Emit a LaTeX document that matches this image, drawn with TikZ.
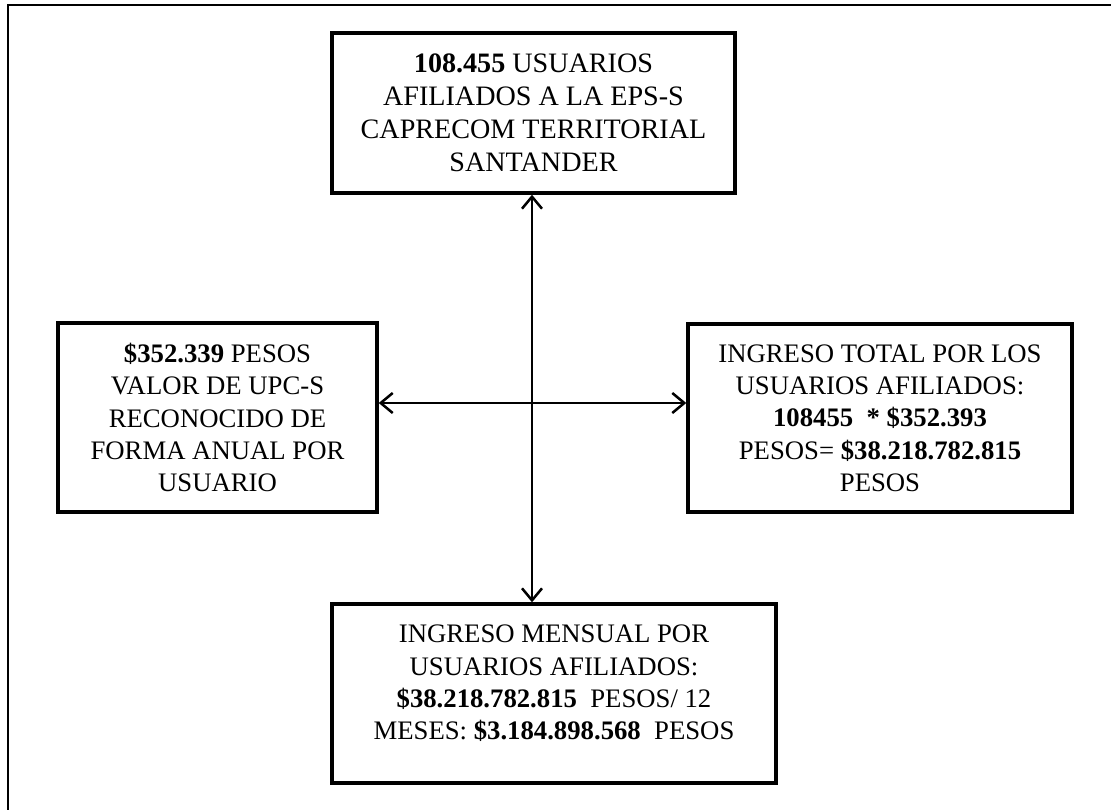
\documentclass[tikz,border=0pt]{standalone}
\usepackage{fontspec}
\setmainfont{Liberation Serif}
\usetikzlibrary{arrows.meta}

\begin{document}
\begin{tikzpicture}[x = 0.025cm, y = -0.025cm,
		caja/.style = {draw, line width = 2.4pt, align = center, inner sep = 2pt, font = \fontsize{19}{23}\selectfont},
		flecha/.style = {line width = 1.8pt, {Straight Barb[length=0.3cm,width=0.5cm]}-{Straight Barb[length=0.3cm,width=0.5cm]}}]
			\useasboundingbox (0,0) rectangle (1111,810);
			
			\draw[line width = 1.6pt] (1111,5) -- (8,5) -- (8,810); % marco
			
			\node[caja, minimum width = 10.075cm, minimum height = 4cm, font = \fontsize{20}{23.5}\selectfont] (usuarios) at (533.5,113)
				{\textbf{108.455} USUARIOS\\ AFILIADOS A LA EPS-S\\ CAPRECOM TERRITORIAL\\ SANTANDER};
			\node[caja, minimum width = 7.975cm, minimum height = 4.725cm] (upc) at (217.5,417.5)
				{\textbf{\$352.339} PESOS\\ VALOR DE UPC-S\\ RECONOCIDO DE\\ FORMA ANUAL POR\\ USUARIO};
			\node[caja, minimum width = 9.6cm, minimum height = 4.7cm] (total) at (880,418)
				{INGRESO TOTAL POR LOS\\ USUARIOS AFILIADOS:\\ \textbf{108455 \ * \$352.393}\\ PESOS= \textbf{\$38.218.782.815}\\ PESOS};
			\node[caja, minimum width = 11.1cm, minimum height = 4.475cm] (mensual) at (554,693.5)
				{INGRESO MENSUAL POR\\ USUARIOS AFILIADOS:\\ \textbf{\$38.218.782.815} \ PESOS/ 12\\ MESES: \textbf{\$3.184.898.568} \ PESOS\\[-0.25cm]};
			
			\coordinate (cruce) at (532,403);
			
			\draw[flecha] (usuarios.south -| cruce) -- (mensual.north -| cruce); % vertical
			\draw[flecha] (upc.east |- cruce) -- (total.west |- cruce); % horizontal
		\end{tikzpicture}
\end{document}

---

* _Stated problem_: Up to and including the line containing "(8,810); % marco", repeat every line from the start of the data, but none of the pictures.

* _Result for this exercise_:
Emit a LaTeX document that matches this image, drawn with TikZ.
\documentclass[tikz,border=0pt]{standalone}
\usepackage{fontspec}
\setmainfont{Liberation Serif}
\usetikzlibrary{arrows.meta}

\begin{document}
\begin{tikzpicture}[x = 0.025cm, y = -0.025cm,
		caja/.style = {draw, line width = 2.4pt, align = center, inner sep = 2pt, font = \fontsize{19}{23}\selectfont},
		flecha/.style = {line width = 1.8pt, {Straight Barb[length=0.3cm,width=0.5cm]}-{Straight Barb[length=0.3cm,width=0.5cm]}}]
			\useasboundingbox (0,0) rectangle (1111,810);
			
			\draw[line width = 1.6pt] (1111,5) -- (8,5) -- (8,810); % marco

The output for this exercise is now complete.